What you will do:
Extract everything from the first line through the line with "import * as", both ends included, except for any pictures.

Data provided:
____

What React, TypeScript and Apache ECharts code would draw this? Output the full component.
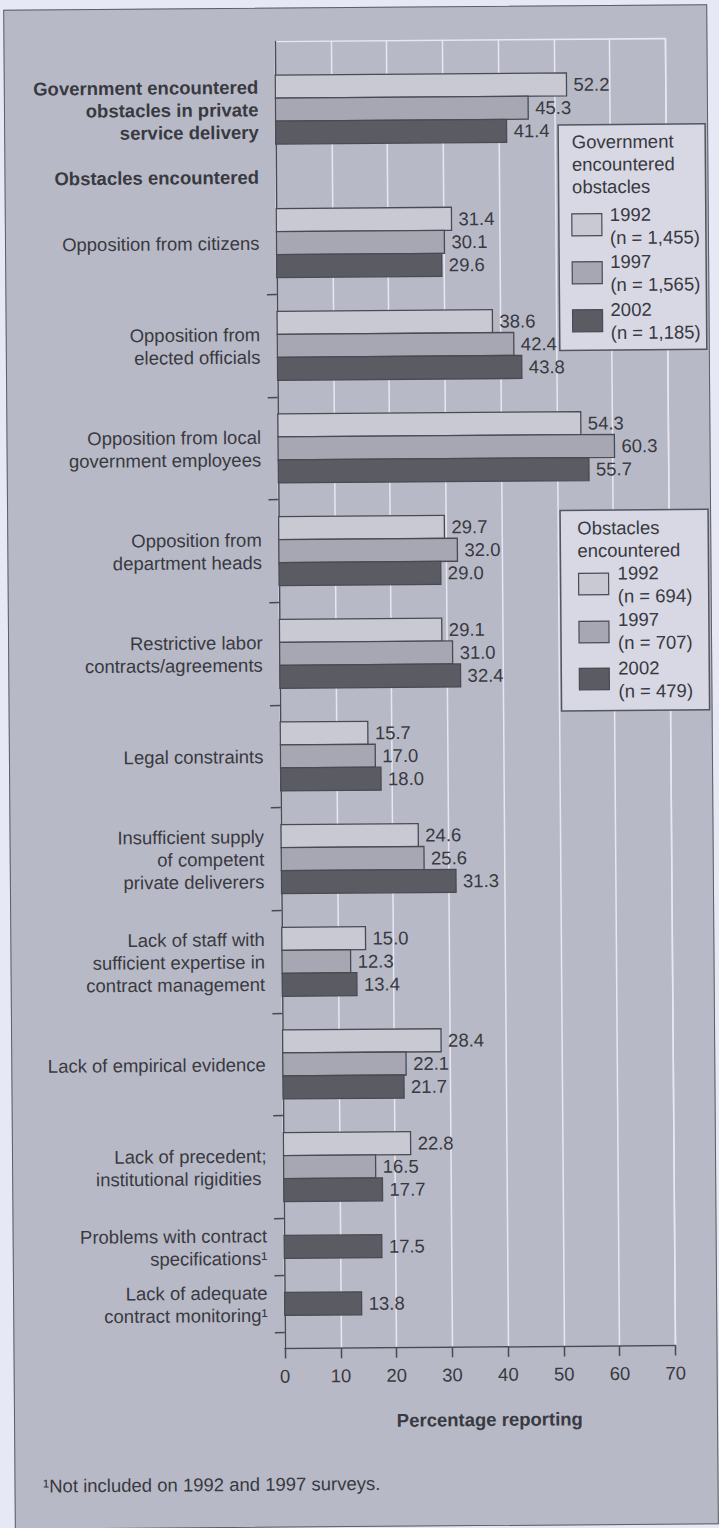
import { useEffect, useRef } from "react";
import * as echarts from "echarts";

// ---- data ----
const summaryLabel = "Government encountered\nobstacles in private\nservice delivery";
const sectionLabel = "Obstacles encountered";
const obstacleLabels = [
  "Opposition from citizens",
  "Opposition from\nelected officials",
  "Opposition from local\ngovernment employees",
  "Opposition from\ndepartment heads",
  "Restrictive labor\ncontracts/agreements",
  "Legal constraints",
  "Insufficient supply\nof competent\nprivate deliverers",
  "Lack of staff with\nsufficient expertise in\ncontract management",
  "Lack of empirical evidence",
  "Lack of precedent;\ninstitutional rigidities ",
  "Problems with contract\nspecifications\u00b9",
  "Lack of adequate\ncontract monitoring\u00b9",
];
const years = ["1992", "1997", "2002"];
const summaryCounts = ["(n = 1,455)", "(n = 1,565)", "(n = 1,185)"];
const obstacleCounts = ["(n = 694)", "(n = 707)", "(n = 479)"];
const summaryValues = [52.2, 45.3, 41.4];
const values1992 = [31.4, 38.6, 54.3, 29.7, 29.1, 15.7, 24.6, 15.0, 28.4, 22.8, null, null];
const values1997 = [30.1, 42.4, 60.3, 32.0, 31.0, 17.0, 25.6, 12.3, 22.1, 16.5, null, null];
const values2002 = [29.6, 43.8, 55.7, 29.0, 32.4, 18.0, 31.3, 13.4, 21.7, 17.7, 17.5, 13.8];
const xMin = 0;
const xMax = 70;
const xStep = 10;
const axisTitle = "Percentage reporting";
const summaryLegendTitle = "Government\nencountered\nobstacles";
const obstacleLegendTitle = "Obstacles\nencountered";
const footnote = "\u00b9Not included on 1992 and 1997 surveys.";

// ---- styling ----
const FONT = '"Liberation Sans", Arial, Helvetica, sans-serif';
const FS = 18.5;
const TEXT = "#393941";
const EDGE = "#4a4a52";
const GRIDLINE = "#e5e7f2";
const yearFill = ["#c8c9d3", "#a6a7b2", "#5b5b64"];

// ---- vertical layout, in y-axis units (one unit = one pixel of plot height) ----
const PLOT_TOP = 41;
const PLOT_H = 1307;
const BAR = 23;
const SUMMARY_CENTER = 68;
const SECTION_POS = 135.5;
const FIRST_CENTER = 201.5;
const BAND = 102.67;
const SMALL_BAND = 57;

const seriesValues = [values1992, values1997, values2002];
const fullGroups = obstacleLabels.filter((_, i) => seriesValues.every((s) => s[i] != null)).length;
const fullEnd = FIRST_CENTER + (fullGroups - 1) * BAND + BAND / 2;

function rowCenter(i: number): number {
  if (i < fullGroups) return FIRST_CENTER + i * BAND;
  return fullEnd + SMALL_BAND * (i - fullGroups + 0.5);
}
function rowBoundary(i: number): number {
  if (i < fullGroups) return FIRST_CENTER + i * BAND + BAND / 2;
  return fullEnd + SMALL_BAND * (i - fullGroups + 1);
}

// bar rows: [value, y center] per year
function barRows(yearIdx: number): number[][] {
  const rows: number[][] = [];
  const place = (center: number, vals: (number | null)[], j: number) => {
    const present = vals.map((v, k) => (v != null ? k : -1)).filter((k) => k >= 0);
    const pos = present.indexOf(j);
    if (pos < 0) return;
    rows.push([vals[j] as number, center + (pos - (present.length - 1) / 2) * BAR]);
  };
  place(SUMMARY_CENTER, summaryValues, yearIdx);
  obstacleLabels.forEach((_, i) => {
    place(rowCenter(i), seriesValues.map((s) => s[i]), yearIdx);
  });
  return rows;
}

const labelEntries = [
  { pos: SUMMARY_CENTER, text: summaryLabel, bold: true },
  { pos: SECTION_POS, text: sectionLabel, bold: true },
  ...obstacleLabels.map((t, i) => ({ pos: rowCenter(i), text: t, bold: false })),
];
const tickPositions = obstacleLabels.map((_, i) => rowBoundary(i));

function legend(bx: number, by: number, w: number, h: number, title: string, titleX: number, titleY: number,
  swX: number, swTops: number[], swH: number, labX: number, labYs: number[], counts: string[]) {
  const els: any[] = [
    { type: "rect", shape: { x: bx, y: by, width: w, height: h }, style: { fill: "#d7d8e3", stroke: "#55555e", lineWidth: 1.5 }, z: 10 },
    { type: "text", x: bx + titleX, y: by + titleY, z: 11,
      style: { text: title, fontSize: FS, fontFamily: FONT, fill: TEXT, lineHeight: 22.5, verticalAlign: "middle", align: "left" } },
  ];
  years.forEach((yr, k) => {
    els.push({ type: "rect", z: 11, shape: { x: bx + swX, y: by + swTops[k], width: 30, height: swH },
      style: { fill: yearFill[k], stroke: EDGE, lineWidth: 1.2 } });
    els.push({ type: "text", x: bx + labX, y: by + labYs[k], z: 11,
      style: { text: yr + "\n" + counts[k], fontSize: FS, fontFamily: FONT, fill: TEXT, lineHeight: 23, verticalAlign: "middle", align: "left" } });
  });
  return els;
}

function buildOption(): any {
  const series = years.map((yr, k) => ({
    type: "custom",
    name: yr,
    encode: { x: 0, y: 1 },
    data: barRows(k),
    z: 5,
    renderItem: (_params: any, api: any) => {
      const v = api.value(0);
      const y = api.value(1);
      const p0 = api.coord([0, y]);
      const p1 = api.coord([v, y]);
      const h = api.size([0, BAR])[1];
      return {
        type: "group",
        children: [
          { type: "rect", shape: { x: p0[0], y: p0[1] - h / 2, width: p1[0] - p0[0], height: h },
            style: { fill: yearFill[k], stroke: EDGE, lineWidth: 1.3 } },
          { type: "text", x: p1[0] + 7, y: p1[1],
            style: { text: v.toFixed(1), fontSize: FS, fontFamily: FONT, fill: TEXT, verticalAlign: "middle", align: "left" } },
        ],
      };
    },
  }));

  return {
    animation: false,
    grid: {
      left: 280.5, right: 48, top: PLOT_TOP, bottom: 1528 - PLOT_TOP - PLOT_H,
      show: true, borderColor: GRIDLINE, borderWidth: 1.5, backgroundColor: "transparent",
      containLabel: false, outerBoundsMode: "none",
    },
    xAxis: {
      type: "value", min: xMin, max: xMax, interval: xStep, position: "bottom",
      axisLine: { show: true, onZero: false, lineStyle: { color: EDGE, width: 1.5 } },
      axisTick: { show: true, length: 10, lineStyle: { color: EDGE, width: 1.5 } },
      axisLabel: { fontSize: FS, fontFamily: FONT, color: TEXT, margin: 18 },
      splitLine: { show: true, lineStyle: { color: GRIDLINE, width: 1.5 } },
      name: axisTitle, nameLocation: "middle", nameGap: 63,
      nameTextStyle: { fontSize: FS, fontFamily: FONT, fontWeight: "bold", color: TEXT, padding: [0, 0, 0, 18] },
    },
    yAxis: {
      type: "value", inverse: true, min: 0, max: PLOT_H,
      axisLine: { show: true, onZero: false, lineStyle: { color: EDGE, width: 1.5 } },
      axisTick: { show: true, length: 10, customValues: tickPositions, lineStyle: { color: EDGE, width: 1.5 } },
      splitLine: { show: false },
      axisLabel: {
        show: true, margin: 17, customValues: labelEntries.map((e) => e.pos),
        formatter: (val: number) => {
          let best = labelEntries[0];
          for (const e of labelEntries) if (Math.abs(e.pos - val) < Math.abs(best.pos - val)) best = e;
          return best.bold ? `{b|${best.text}}` : `{r|${best.text}}`;
        },
        rich: {
          b: { fontSize: FS, fontFamily: FONT, fontWeight: "bold", color: TEXT, lineHeight: 22.5, align: "right" },
          r: { fontSize: FS, fontFamily: FONT, color: TEXT, lineHeight: 22.5, align: "right" },
        },
      },
    },
    series,
    graphic: {
      elements: [
        ...legend(563, 126.5, 147, 225.5, summaryLegendTitle, 13.5, 39.5, 13, [89, 137, 185], 22, 51, [101.5, 148.5, 196.5], summaryCounts),
        ...legend(562, 512, 148, 200.5, obstacleLegendTitle, 17, 29, 18, [63, 111, 158], 21.5, 57, [74.5, 121, 169.5], obstacleCounts),
        { type: "text", x: 37.5, y: 1483.5, z: 11,
          style: { text: footnote, fontSize: FS, fontFamily: FONT, fill: TEXT, verticalAlign: "middle", align: "left" } },
      ],
    },
  };
}

export default function App() {
  const ref = useRef<HTMLDivElement>(null);
  useEffect(() => {
    if (!ref.current) return;
    const chart = echarts.init(ref.current, null, { renderer: "svg" });
    chart.setOption(buildOption());
    return () => chart.dispose();
  }, []);
  return (
    <div style={{ position: "fixed", left: 0, top: 0, width: 719, height: 1528, background: "#e7e8f6", overflow: "hidden" }}>
      <div style={{ position: "absolute", left: 0, top: 0, width: 719, height: 1528, transform: "rotate(-0.44deg)", transformOrigin: "50% 50%" }}>
        <div style={{ position: "absolute", left: 9, top: 7, width: 704, height: 1520, background: "#b8b9c6", border: "1px solid #5e5e68", boxSizing: "border-box" }} />
        <div ref={ref} style={{ position: "absolute", left: 0, top: 0, width: 719, height: 1528 }} />
      </div>
    </div>
  );
}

____

Written answer:
What React, TypeScript and Apache ECharts code would draw this? Output the full component.
import { useEffect, useRef } from "react";
import * as echarts from "echarts";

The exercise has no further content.